Stupid, visionless, prat. Even his "national" water strategy for the Murray-Darling basin, which not only doesn't provide solutions for five out of six state capital cities (and the sixth doesn't like the proposal), but doesn't even factor in many of the tributaries of the Murray and Darling, has bogged down in political stalemate this week. It looked great on the surface, but like all major waterways these days, it gets murkier beneath the surface.

And then this week there was the pathetic sight of new Minister for the Environment Malcolm Turnbull mouthing Howard's crackpot policies. A multimillionaire former journalist, lawyer, merchant banker (read that as rhyming slang at your will) and Ozemail co-founder, as president of the Australian Republican Movement he described Howard in 1999 as "the Prime Minister who broke Australia's heart". In 2007, the aspirant future PM has become just another member of Howard's School Debating Team (along with Abbott, Costello, Lord Downer and token chick Julie Bishop). Trying to justify the shunning of Kyoto, the unwillingness to support carbon trading markets, the protection in perpetuity of the coalmining industry. Ridiculing Al Gore's message because it was delivered by Al Gore. Denying, even, that there is a crisis.

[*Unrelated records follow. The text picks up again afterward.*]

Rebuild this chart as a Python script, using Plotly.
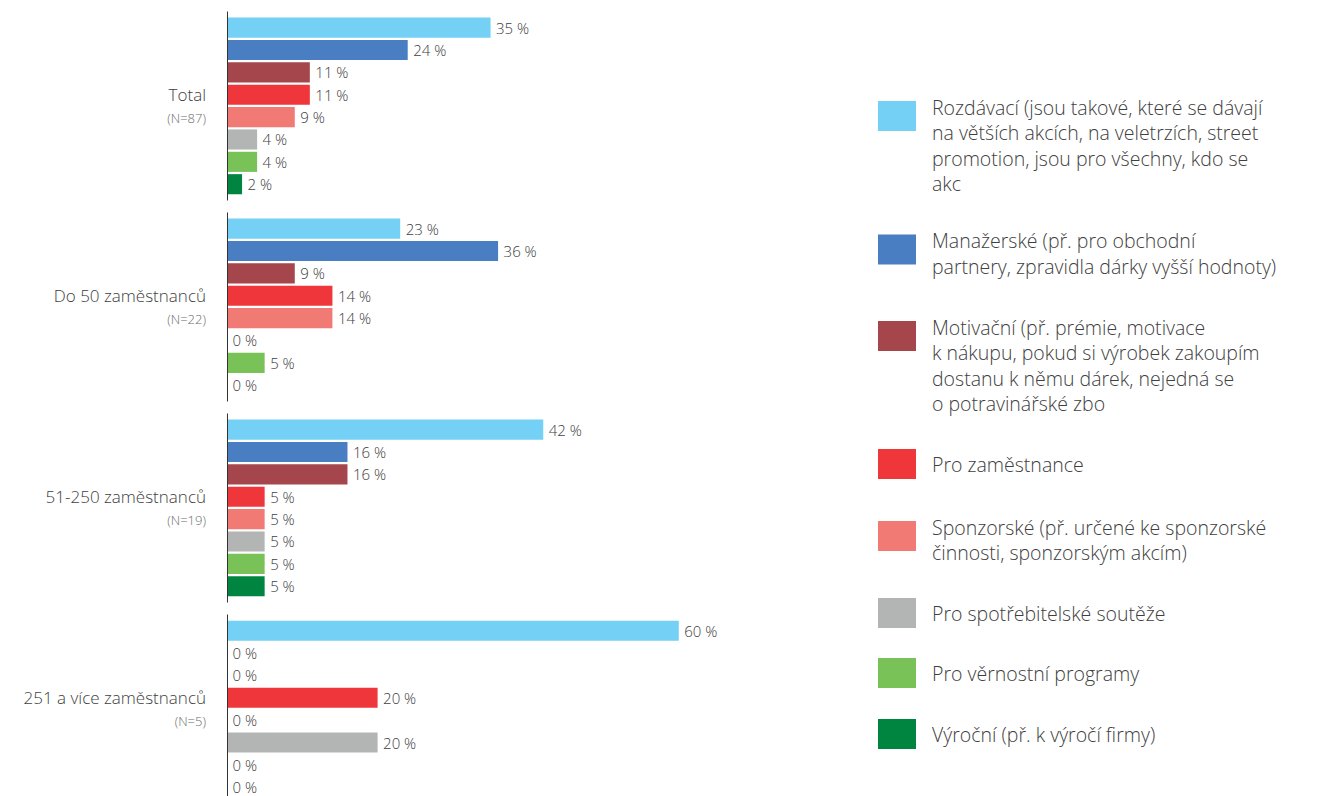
import plotly.graph_objects as go

# ---- data ----
groups = ["Total", "Do 50 zaměstnanců", "51-250 zaměstnanců", "251 a více zaměstnanců"]
group_n = ["(N=87)", "(N=22)", "(N=19)", "(N=5)"]

series_names = [
    "Rozdávací (jsou takové, které se dávají<br>na větších akcích, na veletrzích, street<br>promotion, jsou pro všechny, kdo se<br>akc",
    "Manažerské (př. pro obchodní<br>partnery, zpravidla dárky vyšší hodnoty)",
    "Motivační (př. prémie, motivace<br>k nákupu, pokud si výrobek zakoupím<br>dostanu k němu dárek, nejedná se<br>o potravinářské zbo",
    "Pro zaměstnance",
    "Sponzorské (př. určené ke sponzorské<br>činnosti, sponzorským akcím)",
    "Pro spotřebitelské soutěže",
    "Pro věrnostní programy",
    "Výroční (př. k výročí firmy)",
]
series_colors = ["#74D0F5", "#4A7EC2", "#A5464C", "#EF363A", "#F27A75", "#B3B5B5", "#78C257", "#008540"]

rozdavaci     = [35, 23, 42, 60]
manazerske    = [24, 36, 16, 0]
motivacni     = [11, 9, 16, 0]
zamestnance   = [11, 14, 5, 20]
sponzorske    = [9, 14, 5, 0]
souteze       = [4, 0, 5, 20]
vernostni     = [4, 5, 5, 0]
vyrocni       = [2, 0, 5, 0]
series_values = [rozdavaci, manazerske, motivacni, zamestnance, sponzorske, souteze, vernostni, vyrocni]

# ---- layout constants ----
W, H = 1320, 796
ML, MR = 227, 520
PW = W - ML - MR
TXT = "#404040"
FONT = "'Open Sans', 'Noto Sans', sans-serif"
LEG_FS = 19.5
LINE_H = LEG_FS * 1.31

ticktext = [f"{g}<br><span style='font-size:13px;color:#6b6b6b'>{n}</span>" for g, n in zip(groups, group_n)]

fig = go.Figure()
for name, vals, col in zip(series_names, series_values, series_colors):
    fig.add_trace(go.Bar(
        y=groups, x=vals, orientation="h", name=name.replace("<br>", " "),
        marker=dict(color=col, line=dict(width=0)),
        text=[f"\u2009{v} %" for v in vals], textposition="outside",
        textfont=dict(size=15, color=TXT, family=FONT, weight=300),
        cliponaxis=False, showlegend=False,
    ))

# axis segments per group
for i in range(len(groups)):
    fig.add_shape(type="line", xref="x", yref="y", x0=0, x1=0, y0=i - 0.47, y1=i + 0.47,
                  line=dict(color="#333333", width=2))

# manual legend (big squares)
sq_centers = [116, 249.5, 336, 464, 536, 613, 673, 734]
def px_x(px):
    return (px - ML) / PW
def px_y(py):
    return 1 - py / H
for name, col, cy in zip(series_names, series_colors, sq_centers):
    fig.add_shape(type="rect", xref="paper", yref="paper",
                  x0=px_x(878), x1=px_x(916), y0=px_y(cy - 15), y1=px_y(cy + 15),
                  fillcolor=col, line=dict(width=0))
    lines = name.split("<br>")
    first = cy if len(lines) == 1 else cy - 9
    for k, ln in enumerate(lines):
        fig.add_annotation(xref="paper", yref="paper", x=px_x(930), y=px_y(first + k * LINE_H),
                           xanchor="left", yanchor="middle", align="left", showarrow=False,
                           text=ln, font=dict(size=LEG_FS, color=TXT, family=FONT, weight=300))

fig.update_layout(
    width=W, height=H,
    margin=dict(l=ML, r=MR, t=0, b=0),
    barmode="group", bargap=0.11, bargroupgap=0.1,
    plot_bgcolor="white", paper_bgcolor="white",
    font=dict(family=FONT, color=TXT),
    xaxis=dict(range=[0, PW / 7.53], visible=False, showgrid=False, zeroline=False),
    yaxis=dict(type="category", range=[3.433, -0.527], tickmode="array",
               tickvals=groups, ticktext=ticktext, showgrid=False, zeroline=False,
               showline=False, ticks="", ticklabelstandoff=20,
               tickfont=dict(size=17, color=TXT, family=FONT, weight=300)),
)

fig.write_html("out.html")
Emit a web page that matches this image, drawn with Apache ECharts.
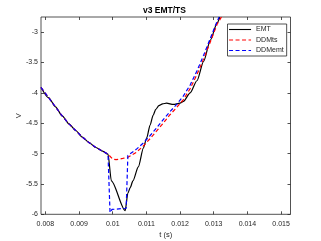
<!DOCTYPE html>
<html><head><meta charset="utf-8">
<script src="https://cdn.jsdelivr.net/npm/echarts@6/dist/echarts.min.js"></script>
<style>html,body{margin:0;padding:0;background:#fff}#c{width:321px;height:241px}</style>
</head><body><div id="c"></div>
<script>
// shared early part (all three series overlap)
const commonT = [0.00787, 0.0081, 0.0083, 0.0085, 0.0087, 0.0089, 0.0091, 0.0093, 0.0095, 0.0097, 0.00986];
const commonV = [-3.91, -4.08, -4.23, -4.38, -4.51, -4.62, -4.73, -4.82, -4.90, -4.96, -5.01];

const emtT = [0.00996, 0.01037, 0.01045, 0.01052, 0.0106, 0.01076, 0.01091, 0.01101, 0.01111, 0.0112, 0.01128, 0.01137, 0.01148, 0.0116, 0.0118, 0.0120, 0.0121, 0.0123, 0.0125, 0.0127, 0.0129, 0.0131, 0.01318];
const emtV = [-5.45, -5.94, -5.65, -5.56, -5.45, -5.22, -4.91, -4.74, -4.53, -4.37, -4.27, -4.21, -4.18, -4.17, -4.19, -4.17, -4.14, -4.00, -3.80, -3.48, -3.13, -2.85, -2.75];

const tsT = [0.0100, 0.0101, 0.0103, 0.01045, 0.0107, 0.0109, 0.0111, 0.0113, 0.0115, 0.0117, 0.0119, 0.0121, 0.0123, 0.0125, 0.0127, 0.0129, 0.0131, 0.01323];
const tsV = [-5.09, -5.10, -5.08, -5.06, -4.98, -4.88, -4.76, -4.63, -4.50, -4.36, -4.24, -4.11, -3.93, -3.70, -3.44, -3.16, -2.87, -2.75];

const emtDdmT = [0.00992, 0.00998, 0.0104, 0.01043, 0.01045, 0.0107, 0.0109, 0.0111, 0.0113, 0.0115, 0.0117, 0.0119, 0.0121, 0.0123, 0.0125, 0.0127, 0.0129, 0.0131, 0.01316];
const emtDdmV = [-5.97, -5.92, -5.90, -5.90, -5.03, -4.93, -4.83, -4.71, -4.58, -4.44, -4.31, -4.19, -4.05, -3.87, -3.64, -3.38, -3.10, -2.82, -2.75];

const xTicks = [0.008, 0.009, 0.01, 0.011, 0.012, 0.013, 0.014, 0.015];
const yTicks = [-6, -5.5, -5, -4.5, -4, -3.5, -3];
const seriesNames = ['EMT', 'DDMts', 'DDMemt'];

function pairs(t1, v1, t2, v2) {
  const out = [];
  for (let i = 0; i < t1.length; i++) out.push([t1[i], v1[i]]);
  for (let i = 0; i < t2.length; i++) out.push([t2[i], v2[i]]);
  return out;
}

const txt = '#262626';
const font = 'Liberation Sans, Arial, sans-serif';
const chart = echarts.init(document.getElementById('c'), null, {renderer: 'canvas'});
const baseX = {
  type: 'value', min: 0.00787, max: 0.01528, splitLine: {show: false},
  axisLine: {show: false},
  axisTick: {show: true, inside: true, length: 3, lineStyle: {color: txt, width: 0.8}, customValues: xTicks},
};
const baseY = {
  type: 'value', min: -6, max: -2.75, splitLine: {show: false},
  axisLine: {show: false},
  axisTick: {show: true, inside: true, length: 3, lineStyle: {color: txt, width: 0.8}, customValues: yTicks},
};
chart.setOption({
  animation: false,
  backgroundColor: '#fff',
  title: {text: 'v3 EMT/TS', left: 143, top: 6, padding: 0,
    textStyle: {fontSize: 8.5, fontWeight: 'bold', color: '#000', fontFamily: font}},
  grid: {left: 41, right: 30.5, top: 17, bottom: 26.7, show: true, borderColor: txt, borderWidth: 0.8,
    backgroundColor: '#fff', containLabel: false, outerBoundsMode: 'none'},
  legend: {
    orient: 'vertical', left: 227.5, top: 24, data: seriesNames,
    itemWidth: 22, itemHeight: 6, itemGap: 3.5, padding: [2, 3, 2, 1],
    backgroundColor: '#fff', borderColor: txt, borderWidth: 0.8,
    itemStyle: {color: 'rgba(0,0,0,0)', borderWidth: 0, opacity: 0},
    lineStyle: {width: 1.1},
    textStyle: {fontSize: 7, color: txt, fontFamily: font}
  },
  xAxis: [
    Object.assign({}, baseX, {position: 'bottom', name: 't (s)', nameLocation: 'middle', nameGap: 17, nameMoveOverlap: false,
      nameTextStyle: {fontSize: 7.5, color: txt, fontFamily: font},
      axisLabel: {show: true, fontSize: 7, color: txt, margin: 6, fontFamily: font, customValues: xTicks}}),
    Object.assign({}, baseX, {position: 'top', axisLabel: {show: false}})
  ],
  yAxis: [
    Object.assign({}, baseY, {position: 'left', name: 'V', nameLocation: 'middle', nameGap: 18, nameMoveOverlap: false,
      nameTextStyle: {fontSize: 7.5, color: txt, fontFamily: font},
      axisLabel: {show: true, fontSize: 7, color: txt, margin: 3, fontFamily: font, customValues: yTicks}}),
    Object.assign({}, baseY, {position: 'right', axisLabel: {show: false}})
  ],
  series: [
    {name: 'EMT', type: 'line', data: pairs(commonT, commonV, emtT, emtV), showSymbol: false, symbol: 'none',
      smooth: 0.25, smoothMonotone: 'x',
      lineStyle: {color: '#000', width: 1.2}, itemStyle: {color: '#000'}, z: 3},
    {name: 'DDMts', type: 'line', data: pairs(commonT, commonV, tsT, tsV), showSymbol: false, symbol: 'none',
      lineStyle: {color: '#ff0000', width: 1.2, type: [4, 2.5]}, itemStyle: {color: '#ff0000'}, z: 4},
    {name: 'DDMemt', type: 'line', data: pairs(commonT, commonV, emtDdmT, emtDdmV), showSymbol: false, symbol: 'none',
      lineStyle: {color: '#0000ff', width: 1.2, type: [4, 2.5]}, itemStyle: {color: '#0000ff'}, z: 5}
  ]
});
</script></body></html>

And what was the problem with the Labor Party's credibility on water again? Oh yes, that decision by Queensland Premier Wayne Goss in 1989 not to build a dam near Brisbane. When, you see, Kevin Rudd was Goss' chief-of-staff.

Keep drawing that bow, Malcolm. Sure it's long enough for you?

I'm not suggesting that the Labor Party has got it totally right on climate change, or that they haven't been playing politics themselves. Although I'd trust Peter Garrett's judgment on environmental matters over Turnbull's any day.

Maybe someone should explain to John Howard what global warming will do to the cricket - how dry the outfields will become, how many days play will be lost at Bellerive Oval due to tropical monsoons, how the crowd numbers will drop off because people will not be able to afford a ticket, if indeed they are still alive at all.

The main barrier to taking a unified approach to long-term environmental management in this country is that we lack a leader of unity. John Howard is incapable of unifying the Australian public. He is incapable of taking leadership on the world stage (certainly not without the approval of Chairman George and CEO Dick). He is incapable of being trusted (GST, Children Overboard, Iraq, AWB, etc etc). Any time you ring up to query your phone bill, you know that he is incapable of preserving Australian jobs.

And he is incapable of understanding that "climate change", "global warming", "emissions", "greenhouse gases" and "drought" are not interchangeable buzzwords.